When the beta-adrenergic agonist interacts with the beta receptor, a series of G protein–mediated changes leads to activation of adenylyl cyclase and formation of cyclic adenosine monophosphate (cAMP). The latter acts via protein kinase A to stimulate metabolism (left) and to phosphorylate the Ca²⁺ channel protein (right). The result is an enhanced opening probability of the Ca²⁺ channel, thereby increasing the inward movement of Ca²⁺ ions through the sarcolemma (SL) of the T tubule. These Ca²⁺ ions release more calcium from the sarcoplasmic reticulum (SR) to increase cytosolic Ca²⁺ and to activate troponin C. Ca²⁺ ions also increase the rate of breakdown of adenosine triphosphate (ATP) to adenosine diphosphate (ADP) and inorganic phosphate (Pi). Enhanced myosin ATPase activity explains the increased rate of contraction, with increased activation of troponin C explaining increased peak force development. An increased rate of relaxation is explained because cAMP also activates the protein phospholamban, situated on the membrane of the SR, that controls the rate of uptake of calcium into the SR. The latter effect explains enhanced relaxation (lusitropic effect).

P, phosphorylation / PL, phospholamban /TnI, troponin I.
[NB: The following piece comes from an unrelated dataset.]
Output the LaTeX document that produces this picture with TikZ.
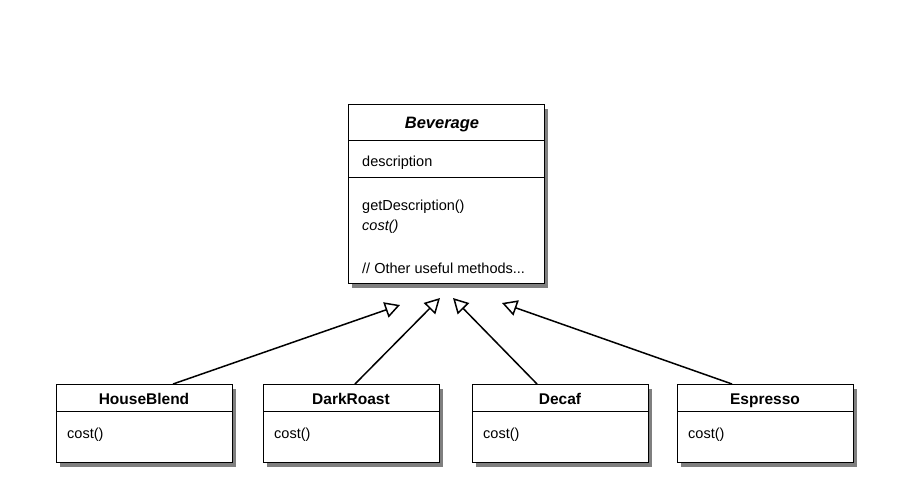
\documentclass[tikz,border=0pt]{standalone}
\usepackage{fontspec}
\setmainfont{Liberation Sans}
\usetikzlibrary{shadows,arrows.meta}
\tikzset{
  classbox/.style={draw=black, line width=1pt, fill=white, anchor=north west, inner sep=0pt,
    drop shadow={shadow xshift=3.5pt, shadow yshift=-4.5pt, fill=black, opacity=0.5}},
  sep/.style={line width=1pt},
  ttl/.style={font=\fontsize{15.5}{18}\selectfont\bfseries, inner sep=0pt, anchor=base},
  txt/.style={font=\fontsize{14.5}{17}\selectfont, anchor=base west, inner sep=0pt},
  inh/.style={line width=1.5pt, -{Triangle[open, length=15pt, width=16pt, line width=1.5pt, fill=white]}}
}
\begin{document}
\begin{tikzpicture}[x=1pt,y=1pt]
\useasboundingbox (0,0) rectangle (917,-483);
% Beverage
\node[classbox, minimum width=196pt, minimum height=179pt] (bev) at (348,-104) {};
\draw[sep] (348,-140) -- (544,-140);
\draw[sep] (348,-177) -- (544,-177);
\node[ttl, font=\fontsize{16.5}{19}\selectfont\bfseries\itshape] (bevt) at (442,-128) {Beverage};
\node[txt] (bevd) at (362,-166) {description};
\node[txt] (bevg) at (362,-210) {getDescription()};
\node[txt, font=\fontsize{14.5}{17}\selectfont\itshape] (bevc) at (362,-230) {cost()};
\node[txt] (bevo) at (362,-273) {// Other useful methods...};
% subclasses
\foreach \nm/\lbl/\xl in {hb/HouseBlend/56, dr/DarkRoast/263, dc/Decaf/472, es/Espresso/677}{
  \node[classbox, minimum width=176pt, minimum height=78pt] (\nm) at (\xl,-384) {};
  \draw[sep] (\xl,-411) -- ({\xl+176},-411);
  \node[ttl] (\nm t) at ({\xl+88},-404) {\lbl};
  \node[txt] (\nm c) at ({\xl+11},-438) {cost()};
}
% arrow tips and starts
\coordinate (t1) at (400,-305);
\coordinate (t2) at (440,-298);
\coordinate (t3) at (453,-298);
\coordinate (t4) at (502,-303);
\coordinate (s1) at (173,-384);
\coordinate (s2) at (355,-384);
\coordinate (s3) at (537,-384);
\coordinate (s4) at (732,-384);
\draw[inh] (s1) -- (t1);
\draw[inh] (s2) -- (t2);
\draw[inh] (s3) -- (t3);
\draw[inh] (s4) -- (t4);
\end{tikzpicture}
\end{document}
The Ca²⁺ fluxes and key structures involved in cardiac excitation-contraction coupling.

The arrows denote the direction of Ca²⁺ fluxes. The thickness of each arrow indicates the magnitude of the calcium flux. Two Ca²⁺ cycles regulate excitation-contraction coupling and relaxation. The larger cycle is entirely intracellular and involves Ca²⁺ fluxes into and out of the sarcoplasmic reticulum, as well as Ca²⁺ binding to and release from troponin C. The smaller extracellular Ca²⁺ cycle occurs when this cation moves into and out of the cell. The action potential opens plasma membrane Ca²⁺ channels to allow passive entry of Ca²⁺ into the cell from the extracellular fluid (arrow A). Only a small portion of the Ca²⁺ that enters the cell directly activates the contractile proteins (arrow A1). The extracellular cycle is completed when Ca²⁺ is actively transported back out to the extracellular fluid by way of two plasma membrane fluxes mediated by the sodium-calcium exchanger (arrow B1) and the plasma membrane calcium pump (arrow B2). In the intracellular Ca²⁺ cycle, passive Ca²⁺ release occurs through channels in the cisternae (arrow C) and initiates contraction; active Ca²⁺ uptake by the Ca²⁺ pump of the sarcotubular network (arrow D) relaxes the heart. Diffusion of Ca²⁺ within the sarcoplasmic reticulum (arrow G) returns this activator cation to the cisternae, where it is stored in a complex with calsequestrin and other calcium-binding proteins. Ca²⁺ released from the sarcoplasmic reticulum initiates systole when it binds to troponin C (arrow E). Lowering of cytosolic [Ca²⁺] by the sarcoplasmic reticulum (SR) cause this ion to dissociate from troponin (arrow F) and relaxes the heart. Ca²⁺ may also move between mitochondria and cytoplasm (H).